On Writing by Stephen King

“So okay― there you are in your room with the shade down and the door shut and the plug pulled out of the base of the telephone. You’ve blown up your TV and committed yourself to a thousand words a day, come hell or high water. Now comes the big question: What are you going to write about? And the equally big answer: Anything you damn well want.”

Books on writing often start with the strange assumption that the reader is already wonderfully disciplined, and merely needs guidance in regards to adjectives and paragraph structure. King is more helpful. He explains the nuts and bolts of his trade rather than the just the tweaks needed to finished products. He takes the time to dispel myths about the magic of ‘inspiration’ as the cause of good stories, and encourages you to approach the craft in the way of a carpenter: it can be difficult, yes, but once you’ve learned the tools of the trade the most useful thing you can do is sit at your desk every morning.
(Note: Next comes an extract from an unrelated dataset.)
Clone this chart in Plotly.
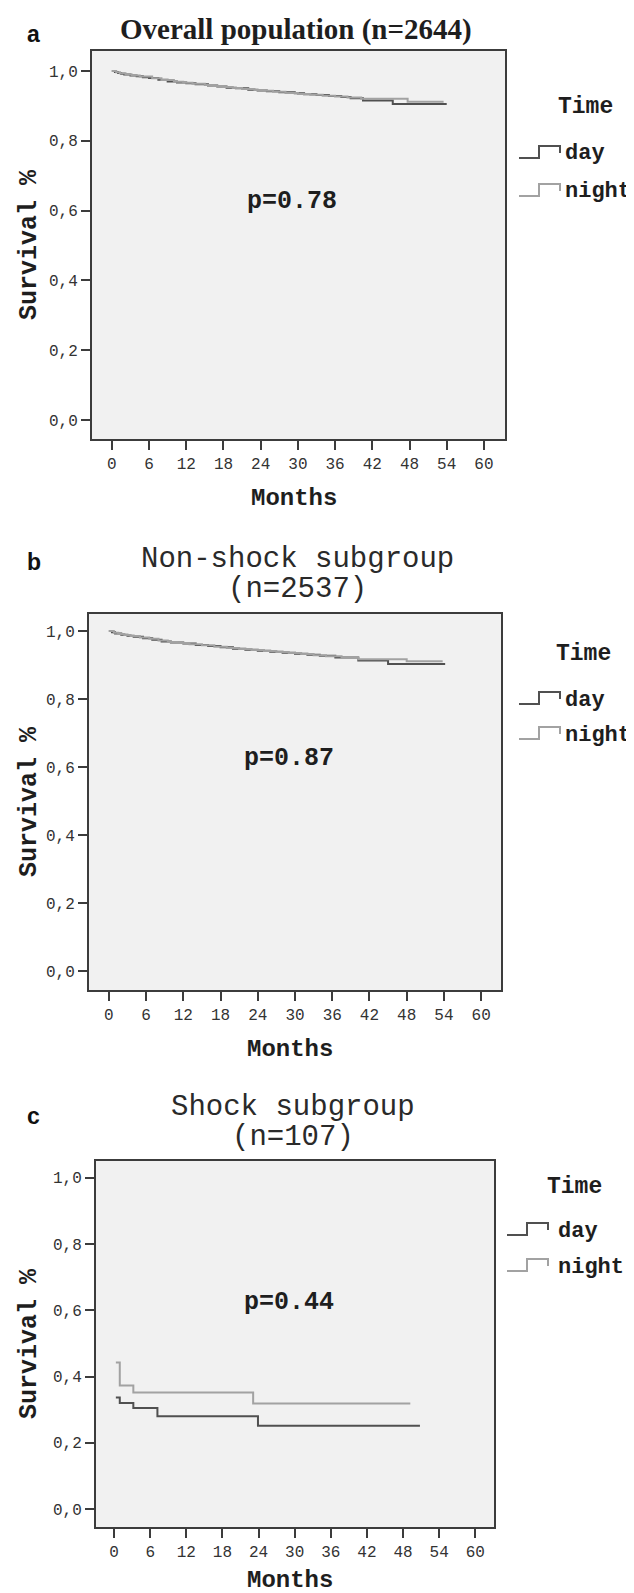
import plotly.graph_objects as go

W, H = 634, 1593

# ---------------- data ----------------
months_ticks = [0, 6, 12, 18, 24, 30, 36, 42, 48, 54, 60]
surv_ticks = [0.0, 0.2, 0.4, 0.6, 0.8, 1.0]

a_day_t = [0, 0.5, 1, 1.5, 2, 3, 4, 5, 6, 7.5, 9, 10.5, 12, 13.5, 15.5, 17, 18.5, 20, 22, 23.5,
           25, 27, 29.5, 31, 33, 35, 37, 38.5, 40.5, 45.3, 54]
a_day_s = [1.0, 0.997, 0.994, 0.992, 0.990, 0.987, 0.985, 0.982, 0.980, 0.975, 0.970, 0.967, 0.965,
           0.962, 0.958, 0.955, 0.952, 0.950, 0.946, 0.944, 0.942, 0.939, 0.936, 0.933, 0.931, 0.928,
           0.925, 0.922, 0.915, 0.905, 0.905]
a_night_t = [0, 0.7, 1.3, 2.2, 3.2, 4.5, 6.5, 8, 10, 11.5, 13, 15, 16.5, 18, 19.5, 21, 23, 24.5, 26,
             28, 30, 32, 34, 36, 38, 40.2, 47.7, 53.5]
a_night_s = [1.0, 0.996, 0.993, 0.990, 0.987, 0.984, 0.979, 0.974, 0.969, 0.966, 0.963, 0.960, 0.957,
             0.954, 0.951, 0.948, 0.945, 0.943, 0.940, 0.937, 0.934, 0.932, 0.929, 0.927, 0.924, 0.920,
             0.912, 0.912]

b_day_t = [0, 0.5, 1, 2, 3, 4, 5.5, 7, 8.5, 10, 12, 14, 16, 18, 20, 22, 24, 26, 28, 30, 32, 34, 36.5,
           40.2, 45, 54.2]
b_day_s = [1.0, 0.996, 0.993, 0.989, 0.986, 0.983, 0.979, 0.974, 0.969, 0.966, 0.963, 0.959, 0.956,
           0.952, 0.948, 0.945, 0.942, 0.939, 0.936, 0.933, 0.930, 0.927, 0.922, 0.913, 0.903, 0.903]
b_night_t = [0, 0.8, 1.5, 2.5, 3.5, 5, 6.5, 8, 9.5, 11, 13, 15, 17, 19, 21, 23, 25, 27, 29, 31, 33,
             35, 37.5, 40.2, 48, 53.8]
b_night_s = [1.0, 0.995, 0.991, 0.988, 0.985, 0.981, 0.977, 0.972, 0.968, 0.965, 0.961, 0.958, 0.954,
             0.950, 0.947, 0.944, 0.941, 0.938, 0.935, 0.932, 0.929, 0.926, 0.921, 0.917, 0.911, 0.911]

c_day_t = [0.3, 0.95, 3.2, 7.2, 23.9, 50.8]
c_day_s = [0.337, 0.320, 0.305, 0.280, 0.252, 0.252]
c_night_t = [0.3, 0.95, 3.2, 23.1, 49.2]
c_night_s = [0.443, 0.373, 0.352, 0.319, 0.319]

title_lines = [["<b>Overall population (n=2644)</b>"],
               ["Non-shock subgroup", "(n=2537)"],
               ["Shock subgroup", "(n=107)"]]
panel_letters = ["a", "b", "c"]
p_values = ["p=0.78", "p=0.87", "p=0.44"]
groups = ["day", "night"]
legend_title = "Time"

# ---------------- styles / layout geometry ----------------
DAY_C = "#505050"
NIGHT_C = "#a2a2a2"
AX_C = "#3c3c3c"
TXT = "#1e1e1e"
MONO = "Liberation Mono"
DY = -4  # global vertical nudge (px)

def fx(p):
    return p / W

def fy(p):
    return 1 - (p + DY) / H

# panel boxes in pixels: (left, right, top, bottom), x range, y range
panels = [
    dict(box=(84, 497, 47, 435), xr=[-3.2, 63.4], yr=[-0.054, 1.057]),
    dict(box=(81, 493, 610, 986), xr=[-3.2, 63.2], yr=[-0.056, 1.050]),
    dict(box=(88, 486, 1157, 1523), xr=[-3.0, 63.1], yr=[-0.054, 1.051]),
]
series = [
    (a_day_t, a_day_s, a_night_t, a_night_s),
    (b_day_t, b_day_s, b_night_t, b_night_s),
    (c_day_t, c_day_s, c_night_t, c_night_s),
]
months_y = [494, 1045, 1576]

fig = go.Figure()
layout = dict(
    width=W, height=H, margin=dict(l=0, r=0, t=0, b=0),
    paper_bgcolor="white", plot_bgcolor="#f1f1f1",
    showlegend=False, separators=",.",
)
annotations = []
shapes = []


def pann(xp, yp, text, font, xa="center", ya="middle", angle=0):
    annotations.append(dict(x=fx(xp), y=fy(yp), xref="paper", yref="paper", text=text,
                            showarrow=False, xanchor=xa, yanchor=ya, textangle=angle, font=font))


for i, (pn, (dt, ds, nt, ns)) in enumerate(zip(panels, series)):
    k = "" if i == 0 else str(i + 1)
    L, R, T, B = pn["box"]
    axis_common = dict(
        showline=True, mirror=True, linecolor=AX_C, linewidth=2,
        ticks="outside", ticklen=9, tickwidth=2, tickcolor=AX_C,
        showgrid=False, zeroline=False,
        tickfont=dict(family=MONO, size=16, color="#333333"),
    )
    layout["xaxis" + k] = dict(
        axis_common, domain=[fx(L), fx(R)], range=pn["xr"], anchor="y" + k,
        tickmode="array", tickvals=months_ticks, ticktext=[str(m) for m in months_ticks],
    )
    layout["yaxis" + k] = dict(
        axis_common, domain=[fy(B), fy(T)], range=pn["yr"], anchor="x" + k,
        tickmode="array", tickvals=surv_ticks, tickformat=".1f",
    )
    fig.add_trace(go.Scatter(x=dt, y=ds, mode="lines", line=dict(shape="hv", color=DAY_C, width=2),
                             name=groups[0], xaxis="x" + k, yaxis="y" + k))
    fig.add_trace(go.Scatter(x=nt, y=ns, mode="lines", line=dict(shape="hv", color=NIGHT_C, width=2),
                             name=groups[1], xaxis="x" + k, yaxis="y" + k))

    # p-value text
    annotations.append(dict(x=29, y=0.625, xref="x" + k, yref="y" + k, text="<b>%s</b>" % p_values[i],
                            showarrow=False, xanchor="center", yanchor="middle",
                            font=dict(family=MONO, size=25, color=TXT)))
    # axis titles
    pann(21, (T + B) / 2, "<b>Survival %</b>", dict(family=MONO, size=25, color=TXT), angle=-90)
    pann((L + R) / 2 - 5, months_y[i], "<b>Months</b>", dict(family=MONO, size=24, color=TXT))

# panel letters and titles
letter_y = [30, 558, 1112]
title_y0 = [25, 555, 1103]
title_x = [288, 289, 285]
title_fonts = [dict(family="Liberation Serif", size=29, color=TXT),
               dict(family=MONO, size=29, color="#2a2a2a"),
               dict(family=MONO, size=29, color="#2a2a2a")]
for i in range(3):
    pann(17, letter_y[i], "<b>%s</b>" % panel_letters[i],
         dict(family="Liberation Sans", size=23, color="#111111"), xa="left")
    for j, line in enumerate(title_lines[i]):
        pann(title_x[i], title_y0[i] + 30 * j, line, title_fonts[i])

# custom legends (step-shaped keys)
legends = [
    dict(time=(607, 103), text_x=555, rows=[150, 188], icon_x=511),
    dict(time=(605, 650), text_x=555, rows=[696, 731], icon_x=511),
    dict(time=(596, 1183), text_x=548, rows=[1227, 1263], icon_x=499),
]
for lg in legends:
    pann(lg["time"][0], lg["time"][1], "<b>%s</b>" % legend_title,
         dict(family=MONO, size=23, color=TXT), xa="right")
    for j, (gname, col) in enumerate(zip(groups, [DAY_C, NIGHT_C])):
        ry = lg["rows"][j]
        pann(lg["text_x"], ry, "<b>%s</b>" % gname, dict(family=MONO, size=22, color=TXT), xa="left")
        x0 = lg["icon_x"]
        xs = [x0, x0 + 20, x0 + 20, x0 + 41, x0 + 41]
        ys = [ry + 4, ry + 4, ry - 8, ry - 8, ry - 1]
        path = "M " + " L ".join("%.5f,%.5f" % (fx(a), fy(b)) for a, b in zip(xs, ys))
        shapes.append(dict(type="path", path=path, xref="paper", yref="paper",
                           line=dict(color=col, width=2)))

layout["annotations"] = annotations
layout["shapes"] = shapes
fig.update_layout(**layout)
fig.write_html("out.html")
King’s books do not crave being taken seriously, they merely hope that they are. They embrace some ridiculous premises, and are happy to sit on genre shelves while their creator bathes in money, but if you approach them with trust they are often refreshingly honest portraits of very strange situations. This makes him the perfect person to explain the actual process of fiction writing, as he avoids romantic ruminations which impede serious discussion of what should be, above all else, hard work.

King is above all practical, but also infectiously enthusiastic. His love for the craft shines through, and his focus on the joy of his job makes you able to take him more seriously when he talk about the difficulties.